- Date: 4–10 October
- Edition: 20th
- Surface: Clay
- Location: Naples, Italy

Champions

Singles
- Tallon Griekspoor

Doubles
- Dustin Brown / Andrea Vavassori
| Tennis Napoli Cup |

= 2021 Tennis Napoli Cup =

The 2021 Tennis Napoli Cup was a professional tennis tournament played on clay courts. It was the 20th edition of the tournament which was part of the 2021 ATP Challenger Tour. It took place in Naples, Italy between 4 and 10 October 2021.

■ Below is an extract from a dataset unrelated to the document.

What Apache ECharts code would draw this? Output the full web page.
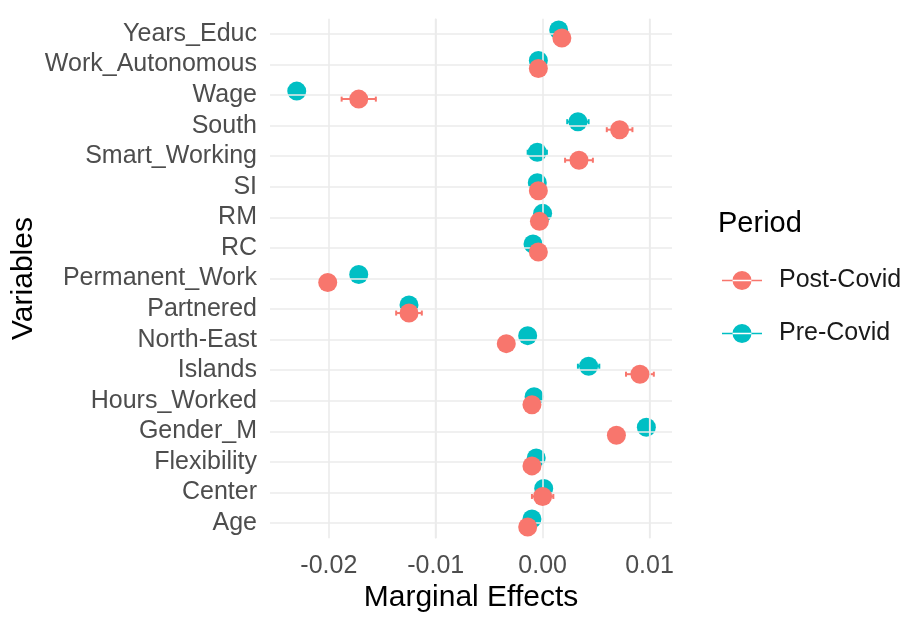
<!DOCTYPE html>
<html>
<head>
<meta charset="utf-8">
<script src="https://cdn.jsdelivr.net/npm/echarts@6/dist/echarts.min.js"></script>
<style>
  html, body { margin: 0; padding: 0; background: #ffffff; }
  #chart { width: 907px; height: 617px; }
</style>
</head>
<body>
<div id="chart"></div>
<script>
// Variables, listed bottom to top
const variables = ['Age', 'Center', 'Flexibility', 'Gender_M', 'Hours_Worked', 'Islands',
  'North-East', 'Partnered', 'Permanent_Work', 'RC', 'RM', 'SI', 'Smart_Working',
  'South', 'Wage', 'Work_Autonomous', 'Years_Educ'];

// Marginal effects and half-widths of their intervals
const postCovid    = [-0.0014, 0.0000, -0.0010, 0.0069, -0.0010, 0.0091, -0.0034, -0.0125, -0.0201, -0.0004, -0.0003, -0.0004, 0.0034, 0.0072, -0.0172, -0.0004, 0.0018];
const postCovidErr = [0.0007, 0.0010, 0.0006, 0.0006, 0.0006, 0.0013, 0.0006, 0.0012, 0.0007, 0.0005, 0.0005, 0.0005, 0.0013, 0.0012, 0.0016, 0.0005, 0.0006];
const preCovid     = [-0.0010, 0.0001, -0.0006, 0.0097, -0.0008, 0.0043, -0.0014, -0.0125, -0.0172, -0.0009, 0.0000, -0.0005, -0.0005, 0.0033, -0.0230, -0.0004, 0.0015];
const preCovidErr  = [0.0006, 0.0007, 0.0005, 0.0006, 0.0005, 0.0010, 0.0006, 0.0006, 0.0006, 0.0005, 0.0005, 0.0005, 0.0009, 0.0010, 0.0007, 0.0005, 0.0006];

// Axis range and grid positions on the x axis
const xRange = [-0.0255, 0.0121];
const majorTicks = [-0.02, -0.01, 0.00, 0.01];
const minorTicks = [-0.025, -0.015, -0.005, 0.005];

const FONT = '"Liberation Sans", Arial, sans-serif';
const RED = '#F8766D';
const TEAL = '#00BFC4';
const GRID_COLOR = '#EBEBEB';
const DODGE = 4; // vertical pixel shift between the two periods

const chart = echarts.init(document.getElementById('chart'), null, { renderer: 'canvas' });

function toPoints(values) {
  return values.map((v, i) => [v, i]);
}
function toIntervals(values, errs) {
  return values.map((v, i) => [v - errs[i], v + errs[i], i]);
}

function errorBarRenderer(color, shift) {
  return function (params, api) {
    const cat = api.value(2);
    const a = api.coord([api.value(0), cat]);
    const b = api.coord([api.value(1), cat]);
    const cy = a[1] + shift;
    const cap = 2.5;
    const style = { stroke: color, lineWidth: 2, fill: null };
    return {
      type: 'group',
      children: [
        { type: 'line', shape: { x1: a[0], y1: cy, x2: b[0], y2: cy }, style: style },
        { type: 'line', shape: { x1: a[0], y1: cy - cap, x2: a[0], y2: cy + cap }, style: style },
        { type: 'line', shape: { x1: b[0], y1: cy - cap, x2: b[0], y2: cy + cap }, style: style }
      ]
    };
  };
}

const gridLines = [].concat(
  majorTicks.map(v => ({ xAxis: v, lineStyle: { width: 1.6 } })),
  minorTicks.map(v => ({ xAxis: v, lineStyle: { width: 1.2 } })),
  variables.map(name => ({ yAxis: name, lineStyle: { width: 1.6 } }))
);

// Legend key: short line with a dot in the middle
const legendIcon = 'path://M0,9.2h40v1.6h-40z M20,0.5a9.5,9.5 0 1,0 0.001,0z';

chart.setOption({
  animation: false,
  backgroundColor: '#ffffff',
  textStyle: { fontFamily: FONT },
  title: {
    text: 'Period',
    left: 718,
    top: 209,
    padding: 0,
    textStyle: { fontFamily: FONT, fontSize: 29, fontWeight: 'normal', color: '#000000' }
  },
  legend: {
    orient: 'vertical',
    left: 722,
    top: 268,
    itemWidth: 40,
    itemHeight: 20,
    itemGap: 28,
    padding: 0,
    data: [
      { name: 'Post-Covid', icon: legendIcon, itemStyle: { color: RED } },
      { name: 'Pre-Covid', icon: legendIcon, itemStyle: { color: TEAL } }
    ],
    textStyle: { fontFamily: FONT, fontSize: 25, color: '#1A1A1A', padding: [0, 0, 0, 12] }
  },
  grid: {
    left: 270,
    right: 235,
    top: 18.7,
    bottom: 78.7,
    containLabel: false,
    outerBoundsMode: 'none'
  },
  xAxis: {
    type: 'value',
    min: xRange[0],
    max: xRange[1],
    name: 'Marginal Effects',
    nameLocation: 'middle',
    nameGap: 44,
    nameTextStyle: { fontFamily: FONT, fontSize: 30, color: '#000000' },
    axisLine: { show: false },
    axisTick: { show: false },
    splitLine: { show: false },
    axisLabel: {
      showMinLabel: false,
      showMaxLabel: false,
      margin: 15,
      fontFamily: FONT,
      fontSize: 25,
      color: '#4D4D4D',
      formatter: v => v.toFixed(2)
    }
  },
  yAxis: {
    type: 'category',
    data: variables,
    name: 'Variables',
    nameLocation: 'middle',
    nameRotate: 90,
    nameGap: 231,
    nameTextStyle: { fontFamily: FONT, fontSize: 30, color: '#000000' },
    axisLine: { show: false },
    axisTick: { show: false },
    splitLine: { show: false },
    axisLabel: {
      margin: 13,
      padding: [4, 0, 0, 0],
      fontFamily: FONT,
      fontSize: 25,
      color: '#4D4D4D',
      interval: 0
    }
  },
  series: [
    {
      name: 'grid',
      type: 'scatter',
      data: [],
      silent: true,
      z: 0,
      markLine: {
        silent: true,
        symbol: 'none',
        label: { show: false },
        animation: false,
        lineStyle: { color: GRID_COLOR, type: 'solid' },
        data: gridLines
      }
    },
    {
      name: 'Pre-Covid',
      type: 'custom',
      renderItem: errorBarRenderer(TEAL, -DODGE),
      encode: { x: [0, 1], y: 2 },
      data: toIntervals(preCovid, preCovidErr),
      z: 2
    },
    {
      name: 'Post-Covid',
      type: 'custom',
      renderItem: errorBarRenderer(RED, DODGE),
      encode: { x: [0, 1], y: 2 },
      data: toIntervals(postCovid, postCovidErr),
      z: 3
    },
    {
      name: 'Pre-Covid',
      type: 'scatter',
      symbol: 'circle',
      symbolSize: 19,
      symbolOffset: [0, -DODGE],
      itemStyle: { color: TEAL, opacity: 1 },
      data: toPoints(preCovid),
      z: 4
    },
    {
      name: 'Post-Covid',
      type: 'scatter',
      symbol: 'circle',
      symbolSize: 19,
      symbolOffset: [0, DODGE],
      itemStyle: { color: RED, opacity: 1 },
      data: toPoints(postCovid),
      z: 5
    }
  ]
});
</script>
</body>
</html>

==Singles main-draw entrants==
===Seeds===

| Country | Player | Rank^{1} | Seed |
|---|---|---|---|
| ITA | Stefano Travaglia | 97 | 1 |
| SVK | Andrej Martin | 122 | 2 |
| GER | Yannick Hanfmann | 123 | 3 |
| NED | Tallon Griekspoor | 131 | 4 |
| CZE | Zdeněk Kolář | 148 | 5 |
| ITA | Alessandro Giannessi | 181 | 6 |
| ITA | Gian Marco Moroni | 205 | 7 |
| ITA | Lorenzo Giustino | 213 | 8 |

- ^{1} Rankings as of 27 September 2021.

===Other entrants===
The following players received wildcards into the singles main draw:
- ITA Matteo Arnaldi
- ITA Jacopo Berrettini
- ITA Luca Nardi

The following player received entry into the singles main draw using a protected ranking:
- ITA Filippo Baldi

The following player received entry into the singles main draw as an alternate:
- SRB Miljan Zekić

The following players received entry from the qualifying draw:
- ROU Bogdan Ionuț Apostol
- ITA Raúl Brancaccio
- ITA Marco Miceli
- ITA Julian Ocleppo

The following players received entry as lucky losers:
- ROU Alexandru Jecan
- GRE Petros Tsitsipas

==Champions==
===Singles===

- NED Tallon Griekspoor def. ITA Andrea Pellegrino 6–3, 6–2.

===Doubles===

- GER Dustin Brown / ITA Andrea Vavassori def. BIH Mirza Bašić / CRO Nino Serdarušić 7–5, 7–6^{(7–5)}.